Like most of his colleagues at Chess, Buddy Guy had his output measured in singles, not LPs; unlike some of his luckier colleagues, though, he was not even allowed the privilege of putting together an LP from some of these singles until his very last year on Chess (where, according to most accounts, he was treated as sort of an underdog) — which made his early discography seri­ously confusing until MCA finally got around to putting it all together on this double disc package, as part of their general program to systematize and preserve their legacy. Even so, compared to so many other Complete Chess Studio Recordings series, two CDs seem fairly pitiful — indeed, the label saw little sense in maintaining Buddy Guy as an independent artist, preferring to use him for session work rather than individual stardom.

And indeed, discrimination accusations aside, those early «formative» years do not really give us the Buddy Guy that most of us are accustomed to — the consummate showman and guitar wizard with his own unmistakable, and highly eccentric, dialect of the blues language. His very first singles were actually released in 1958 for the smaller Cobra Records (and are pretty hard to lo­cate, as you'd have to go for an obstinately chronologically representative collection), where he worked close to Otis Rush and seems to have been highly influenced by that style — deep-echo, ominous soul-blues with vocal wailings and screechy guitar. A year later, he switched to Chess, where he continued to explore that Otis Rush vibe, but also put out «blues de-luxe» tracks in the glitzy style of B. B. King, dabbled in danceable R&B (in fact, danceable anything — one of the tracks here is not called ʽGully Hullyʼ for nothing), and basically was willing to try out any idea as long as it had some probability of selling.

The problem is, the one thing the world is most grateful to Buddy for is his guitar playing, and these early Chess singles do not paint a very good picture of it. First, although Buddy's playing was a big influence on everybody from British bluesmen to Hendrix even in the first half of the Sixties, his «classic» style of playing did not truly emerge until after he himself was «re-influen­ced» by the blues-rock explosion of the second half of the Sixties. And second, according to most accounts, Buddy was at his most influential when playing live — not an option here, with just one track (ʽStone Crazyʼ) giving him enough space to stretch out with some serious soloing, and most of the others molding him more as a singer and entertainer than a blues player. And he is a good singer, wailing and crooning along with the best of 'em, yet hardly doing anything here that would put him over the level of the aforementioned Otis Rush — or B. B. King and Bobby Bland, for that matter.

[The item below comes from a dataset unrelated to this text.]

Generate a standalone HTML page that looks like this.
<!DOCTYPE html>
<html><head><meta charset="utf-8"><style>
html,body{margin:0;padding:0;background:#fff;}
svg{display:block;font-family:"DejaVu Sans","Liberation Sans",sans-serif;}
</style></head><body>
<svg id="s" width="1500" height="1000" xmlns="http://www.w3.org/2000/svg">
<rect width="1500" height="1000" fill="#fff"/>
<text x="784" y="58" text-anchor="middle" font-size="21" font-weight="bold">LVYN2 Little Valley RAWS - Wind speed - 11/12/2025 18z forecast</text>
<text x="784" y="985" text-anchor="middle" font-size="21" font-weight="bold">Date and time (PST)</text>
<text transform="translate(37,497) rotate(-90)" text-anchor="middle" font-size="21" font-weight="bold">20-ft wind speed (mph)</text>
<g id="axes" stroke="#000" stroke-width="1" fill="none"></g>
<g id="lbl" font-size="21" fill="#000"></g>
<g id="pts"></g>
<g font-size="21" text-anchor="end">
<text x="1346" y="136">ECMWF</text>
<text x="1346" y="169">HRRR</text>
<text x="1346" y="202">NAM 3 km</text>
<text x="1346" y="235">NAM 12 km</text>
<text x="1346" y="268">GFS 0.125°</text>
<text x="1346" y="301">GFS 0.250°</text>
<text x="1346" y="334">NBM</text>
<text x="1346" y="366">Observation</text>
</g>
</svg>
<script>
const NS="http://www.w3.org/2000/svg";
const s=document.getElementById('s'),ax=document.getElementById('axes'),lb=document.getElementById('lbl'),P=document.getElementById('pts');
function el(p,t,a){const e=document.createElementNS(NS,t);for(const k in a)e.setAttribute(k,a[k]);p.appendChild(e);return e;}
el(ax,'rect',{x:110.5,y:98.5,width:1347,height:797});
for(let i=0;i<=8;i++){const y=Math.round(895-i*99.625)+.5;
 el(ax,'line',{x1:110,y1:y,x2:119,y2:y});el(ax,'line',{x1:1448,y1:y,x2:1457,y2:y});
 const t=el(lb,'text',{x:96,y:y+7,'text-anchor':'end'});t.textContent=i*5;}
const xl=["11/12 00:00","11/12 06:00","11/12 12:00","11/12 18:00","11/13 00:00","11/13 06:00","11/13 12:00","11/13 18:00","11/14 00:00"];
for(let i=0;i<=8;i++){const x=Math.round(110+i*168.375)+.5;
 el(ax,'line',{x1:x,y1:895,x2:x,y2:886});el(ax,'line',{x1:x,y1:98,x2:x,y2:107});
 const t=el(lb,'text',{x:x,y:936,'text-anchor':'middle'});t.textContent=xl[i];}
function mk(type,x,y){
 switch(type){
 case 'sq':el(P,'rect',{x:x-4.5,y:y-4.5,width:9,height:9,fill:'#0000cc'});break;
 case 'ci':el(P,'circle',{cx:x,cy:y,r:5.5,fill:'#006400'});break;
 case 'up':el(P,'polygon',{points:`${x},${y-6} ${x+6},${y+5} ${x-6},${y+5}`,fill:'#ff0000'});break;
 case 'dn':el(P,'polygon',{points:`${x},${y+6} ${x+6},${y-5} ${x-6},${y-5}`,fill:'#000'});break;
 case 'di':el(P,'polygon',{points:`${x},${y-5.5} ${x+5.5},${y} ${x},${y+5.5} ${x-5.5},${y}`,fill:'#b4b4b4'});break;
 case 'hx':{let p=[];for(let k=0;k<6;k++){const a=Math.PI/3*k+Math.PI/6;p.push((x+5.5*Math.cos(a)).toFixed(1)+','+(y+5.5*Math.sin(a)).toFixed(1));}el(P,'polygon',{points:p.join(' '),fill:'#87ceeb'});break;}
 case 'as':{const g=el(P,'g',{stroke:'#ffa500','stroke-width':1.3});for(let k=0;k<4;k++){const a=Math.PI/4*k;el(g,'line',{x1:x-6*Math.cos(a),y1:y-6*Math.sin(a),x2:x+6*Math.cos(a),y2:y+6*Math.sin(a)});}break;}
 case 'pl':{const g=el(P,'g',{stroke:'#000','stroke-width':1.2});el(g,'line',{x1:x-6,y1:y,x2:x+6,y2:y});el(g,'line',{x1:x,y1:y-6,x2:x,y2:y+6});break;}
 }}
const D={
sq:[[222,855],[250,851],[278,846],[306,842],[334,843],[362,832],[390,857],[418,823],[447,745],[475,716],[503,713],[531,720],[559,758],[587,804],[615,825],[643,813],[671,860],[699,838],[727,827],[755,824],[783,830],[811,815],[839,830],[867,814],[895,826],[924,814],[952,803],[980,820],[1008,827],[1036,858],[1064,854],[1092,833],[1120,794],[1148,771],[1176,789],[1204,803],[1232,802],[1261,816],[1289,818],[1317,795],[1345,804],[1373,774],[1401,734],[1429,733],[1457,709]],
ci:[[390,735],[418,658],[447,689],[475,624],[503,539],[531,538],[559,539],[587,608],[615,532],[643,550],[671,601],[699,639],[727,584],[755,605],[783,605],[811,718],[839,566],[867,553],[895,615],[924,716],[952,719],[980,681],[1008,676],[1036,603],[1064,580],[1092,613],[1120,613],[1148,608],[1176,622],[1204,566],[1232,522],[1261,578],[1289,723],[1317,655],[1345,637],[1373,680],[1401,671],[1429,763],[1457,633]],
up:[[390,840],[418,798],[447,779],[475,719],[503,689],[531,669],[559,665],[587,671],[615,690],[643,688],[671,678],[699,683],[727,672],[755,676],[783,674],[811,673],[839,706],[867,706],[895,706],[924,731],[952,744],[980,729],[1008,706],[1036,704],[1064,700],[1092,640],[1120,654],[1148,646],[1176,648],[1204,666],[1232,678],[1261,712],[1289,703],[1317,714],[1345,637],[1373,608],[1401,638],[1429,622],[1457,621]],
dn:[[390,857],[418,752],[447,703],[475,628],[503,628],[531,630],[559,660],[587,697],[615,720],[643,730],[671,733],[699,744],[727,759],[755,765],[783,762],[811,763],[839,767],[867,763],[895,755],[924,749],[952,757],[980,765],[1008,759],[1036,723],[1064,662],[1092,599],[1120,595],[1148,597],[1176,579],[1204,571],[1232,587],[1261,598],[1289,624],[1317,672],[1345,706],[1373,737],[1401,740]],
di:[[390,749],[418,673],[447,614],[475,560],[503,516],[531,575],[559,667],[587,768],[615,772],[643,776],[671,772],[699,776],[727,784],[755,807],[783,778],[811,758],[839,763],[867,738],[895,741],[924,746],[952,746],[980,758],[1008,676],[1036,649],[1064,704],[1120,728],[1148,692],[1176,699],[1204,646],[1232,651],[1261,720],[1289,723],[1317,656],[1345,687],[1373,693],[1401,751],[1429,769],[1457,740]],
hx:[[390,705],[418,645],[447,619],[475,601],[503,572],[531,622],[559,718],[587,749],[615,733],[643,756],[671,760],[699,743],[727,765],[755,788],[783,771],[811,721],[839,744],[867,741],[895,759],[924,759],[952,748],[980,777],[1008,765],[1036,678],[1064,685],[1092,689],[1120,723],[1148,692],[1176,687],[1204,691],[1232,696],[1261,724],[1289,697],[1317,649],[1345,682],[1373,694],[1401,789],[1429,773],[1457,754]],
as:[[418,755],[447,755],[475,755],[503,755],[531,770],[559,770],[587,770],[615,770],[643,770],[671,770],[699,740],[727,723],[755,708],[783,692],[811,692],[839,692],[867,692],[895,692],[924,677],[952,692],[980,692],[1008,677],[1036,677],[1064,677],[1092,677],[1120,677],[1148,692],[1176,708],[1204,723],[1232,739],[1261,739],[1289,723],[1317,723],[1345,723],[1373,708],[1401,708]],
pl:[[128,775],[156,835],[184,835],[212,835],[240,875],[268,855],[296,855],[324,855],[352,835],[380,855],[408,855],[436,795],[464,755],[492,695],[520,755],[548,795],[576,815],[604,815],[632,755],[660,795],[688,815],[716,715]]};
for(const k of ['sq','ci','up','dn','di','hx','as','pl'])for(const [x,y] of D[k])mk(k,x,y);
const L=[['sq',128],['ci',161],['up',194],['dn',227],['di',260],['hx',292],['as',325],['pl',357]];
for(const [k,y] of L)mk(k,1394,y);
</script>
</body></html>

The collection does feature some of the songs that formed the foundation of the Buddy Guy legend. There's ʽLet Me Love You Babyʼ, his firmest affirmation of aggressive masculinity that would later be covered by Jeff Beck and Rod Stewart, among others, as an early anthem of blues-based hard rock. And there's his blues-rock transformation of ʽMary Had A Little Lambʼ from 1967 (here entitled ʽGoing To Schoolʼ — copyright reasons?), which many people know from the Stevie Ray Vaughan version — although, to be fair, the importance of the recording is more in its general idea that «anything you want can be converted to kick-ass scorching blues» than anything else, because it is not outstanding in any other respect. And those early singles, ʽFirst Time I Met The Bluesʼ and ʽI Got My Eyes On Youʼ, they would also become regular live staples — and both introduce those signature «quivering» guitar licks that sound as if he were pulling on those strings like they were bowstrings, loosing an arrow at the listener (I think Keith Richards and/or Brian Jones did a good job copying these licks on the Stones' early records).

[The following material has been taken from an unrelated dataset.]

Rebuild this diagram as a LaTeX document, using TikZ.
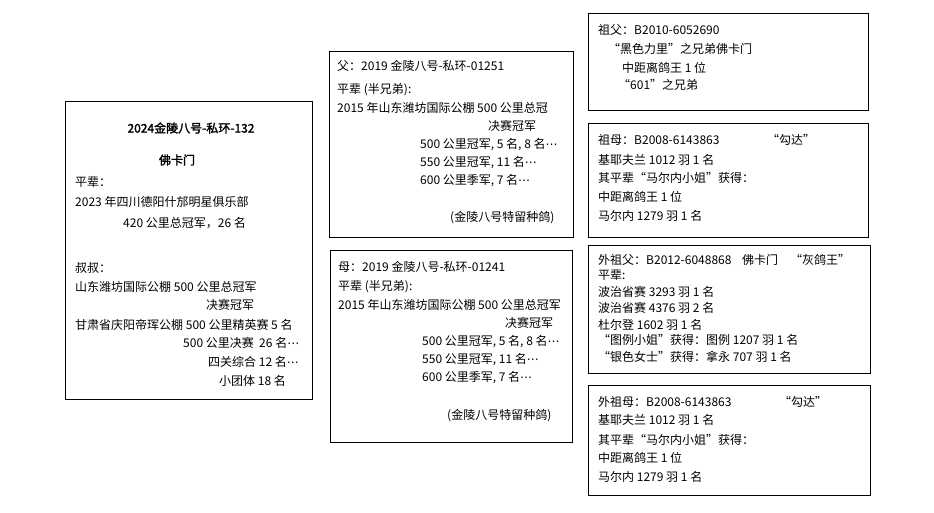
\documentclass[tikz,border=0pt]{standalone}
\usepackage{fontspec}
\newfontfamily\cjk{Noto Sans CJK SC}
\newfontfamily\cjkbold{Noto Sans CJK SC}[FakeBold=2]
\newfontfamily\symfont{DejaVu Sans}
\newcommand\mdots{{\symfont\fontsize{12}{14}\selectfont ⋯}}

\tikzset{
  card/.style={draw, line width=0.9pt, anchor=north west, inner sep=0pt},
  entry/.style={anchor=west, inner sep=0pt, font=\cjk\fontsize{12}{14}\selectfont},
  headline/.style={anchor=center, inner sep=0pt, font=\cjkbold\fontsize{12}{14}\selectfont}
}

\begin{document}
\begin{tikzpicture}[x=1pt, y=-1pt]

\useasboundingbox (0,0) rectangle (934,513);

% the pigeon itself
\node[card, minimum width=247pt, minimum height=298pt] (son) at (65,101) {};
\node[headline] (son-ring) at (191,128) {2024金陵八号-私环-132};
\node[headline] (son-name) at (177,160) {佛卡门};
\foreach \x/\y/\t [count=\i] in {75/182/{平辈：}, 75/202/{2023 年四川德阳什邡明星俱乐部},
    123/223/{420 公里总冠军，26 名}, 75/268/{叔叔：}, 75/287/{山东潍坊国际公棚 500 公里总冠军},
    206/305/{决赛冠军}, 75/325/{甘肃省庆阳帝珲公棚 500 公里精英赛 5 名},
    183/343/{500 公里决赛~~26 名\mdots}, 208/362/{四关综合 12 名\mdots}, 219/381/{小团体 18 名}}
  \node[entry] (son-\i) at (\x,\y) {\t};

% sire
\node[card, minimum width=244pt, minimum height=186pt] (sire) at (329,51) {};
\foreach \x/\y/\t [count=\i] in {337/66/{父：2019 金陵八号-私环-01251}, 337/90/{平辈 (半兄弟):},
    337/108/{2015 年山东潍坊国际公棚 500 公里总冠}, 488/126/{决赛冠军},
    420/145/{500 公里冠军, 5 名, 8 名\mdots}, 420/163/{550 公里冠军, 11 名\mdots},
    420/181/{600 公里季军, 7 名\mdots}, 450/218/{(金陵八号特留种鸽)}}
  \node[entry] (sire-\i) at (\x,\y) {\t};

% dam
\node[card, minimum width=242pt, minimum height=192pt] (dam) at (330,250) {};
\foreach \x/\y/\t [count=\i] in {338/267/{母：2019 金陵八号-私环-01241}, 338/287/{平辈 (半兄弟):},
    338/305/{2015 年山东潍坊国际公棚 500 公里总冠军}, 505/323/{决赛冠军},
    422/342/{500 公里冠军, 5 名, 8 名\mdots}, 422/360/{550 公里冠军, 11 名\mdots},
    422/378/{600 公里季军, 7 名\mdots}, 447/416/{(金陵八号特留种鸽)}}
  \node[entry] (dam-\i) at (\x,\y) {\t};

% grandparents
\node[card, minimum width=280pt, minimum height=97pt] (gsire) at (588,13) {};
\foreach \x/\y/\t [count=\i] in {598/30/{祖父：B2010-6052690}, 608/49/{“黑色力里”之兄弟佛卡门},
    622/68/{中距离鸽王 1 位}, 618/85/{“601”之兄弟}}
  \node[entry] (gsire-\i) at (\x,\y) {\t};

\node[card, minimum width=280pt, minimum height=114pt] (gdam) at (588,123) {};
\foreach \x/\y/\t [count=\i] in {598/140/{祖母：B2008-6143863}, 767/140/{“勾达”},
    598/160/{基耶夫兰 1012 羽 1 名}, 598/178/{其平辈“马尔内小姐”获得：},
    598/197/{中距离鸽王 1 位}, 598/216/{马尔内 1279 羽 1 名}}
  \node[entry] (gdam-\i) at (\x,\y) {\t};

\node[card, minimum width=282pt, minimum height=128pt] (mgsire) at (588,245) {};
\foreach \x/\y/\t [count=\i] in {598/260/{外祖父：B2012-6048868}, 742/260/{佛卡门}, 790/260/{“灰鸽王”},
    598/275/{平辈:}, 598/292/{波治省赛 3293 羽 1 名}, 598/308/{波治省赛 4376 羽 2 名},
    598/325/{杜尔登 1602 羽 1 名}, 598/340/{“图例小姐”获得：图例 1207 羽 1 名},
    598/357/{“银色女士”获得：拿永 707 羽 1 名}}
  \node[entry] (mgsire-\i) at (\x,\y) {\t};

\node[card, minimum width=282pt, minimum height=110pt] (mgdam) at (588,385) {};
\foreach \x/\y/\t [count=\i] in {598/402/{外祖母：B2008-6143863}, 779/402/{“勾达”},
    598/420/{基耶夫兰 1012 羽 1 名}, 598/440/{其平辈“马尔内小姐”获得：},
    598/458/{中距离鸽王 1 位}, 598/477/{马尔内 1279 羽 1 名}}
  \node[entry] (mgdam-\i) at (\x,\y) {\t};

\end{tikzpicture}
\end{document}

So yeah, there's plenty of fun and importance here, but, unfortunately, the completeness of the package also means that there will be a lot of crap — I mean, most of these upbeat R&B numbers that he did in the early Sixties, with female backing voices and cheery brass sections etc., are completely skippable (ʽBaby Baby Babyʼ, etc.): for better guitar work, you do not have to travel a long way from there, and for better entertainment value, you'd rather want to cross over to Smo­key Robinson or Wilson Pickett. Even as the Sixties were advancing, he was still saddled with novelty material like ʽLip Lap Louieʼ and ʽI Dig Your Wigʼ — compensating for this with occa­si­onal stabs at serious jazz (a cover of Art Blakey's ʽMoanin'ʼ is here, too) which show respectable technique, yet it was never highly likely that Buddy Guy would ever be respected as a jazz guitarist. Additionally, four tracks here actually feature guitarist Lacy Gibson instead of Buddy, and on one of them (ʽMy Love Is Realʼ) Lacy even takes lead vocals, leaving it unclear what Buddy's contribution to the track was in the first place.

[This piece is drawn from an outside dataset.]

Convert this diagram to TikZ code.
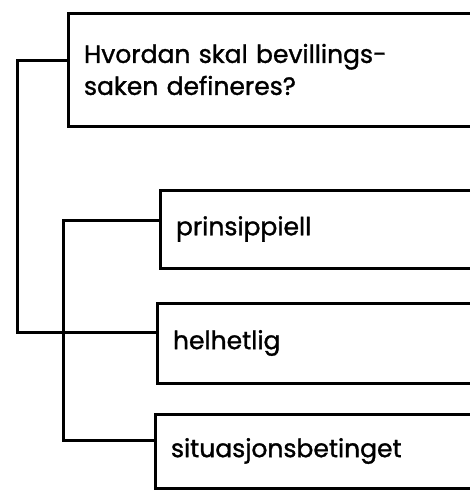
\documentclass[tikz,border=0pt]{standalone}
\usepackage{fontspec}
\setmainfont{Poppins}[FakeBold=1.2]
\newcommand\labelfont{\fontsize{25pt}{32pt}\selectfont}
\begin{document}
\begin{tikzpicture}[x=1pt, y=-1pt,
  box/.style={draw, line width=3pt, anchor=north west, outer sep=0pt,
    inner xsep=16pt, inner ysep=0pt, text width=386pt, align=left, font=\labelfont},
  conn/.style={draw, line width=3pt, line join=miter}]
  \useasboundingbox (0,0) rectangle (470,490);

  % question and the three answer boxes (open to the right)
  \node[box, minimum height=113pt] (q) at (68,13) {Hvordan skal bevillings-\\saken defineres?};
  \node[box, minimum height=78pt]  (p) at (160,190) {prinsippiell};
  \node[box, minimum height=80pt]  (h) at (157,303) {helhetlig};
  \node[box, minimum height=74pt]  (s) at (155,414) {situasjonsbetinget};

  % bracket lines joining the boxes
  \draw[conn] ([yshift=9.5pt]q.west) -- ++(-51,0) |- ([yshift=11pt]h.west);
  \draw[conn] ([yshift=9pt]p.west) -- ++(-97,0) |- ([yshift=11pt]s.west);
\end{tikzpicture}
\end{document}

Some of his better material from those years eventually made it to his first and last LP for Chess, Left My Blues In San Francisco (which we will tackle separately), but on the whole, these 47 tracks could easily be reduced to about 10-12, if you want to properly understand what all the hoopla about Buddy was in the pre-Hendrix era. To the ones already mentioned add some­thing like the scorching confessionalism of ʽMy Time After Awhileʼ... the weeping licks on ʽI Cry And Sing The Bluesʼ... the fast, fluent, fun playing on ʽBuddy's Boogieʼ... and yeah, that's about it for this one. Still, I guess the same criticisms apply to B. B. King as well, who spent the first two decades of his career stifled by the confines of his studio, his image, his technology, and his time, before really exploding in the mid-Sixties, so let us not hold his buddy Buddy to impossibly higher standards and still acknowledge these «beginning-of-the-legend» years with a modest thumbs up (especially since there is, at the very least, nothing openly bad here: even the novelty numbers and the hip-shaking dance fluff are really very innocent.)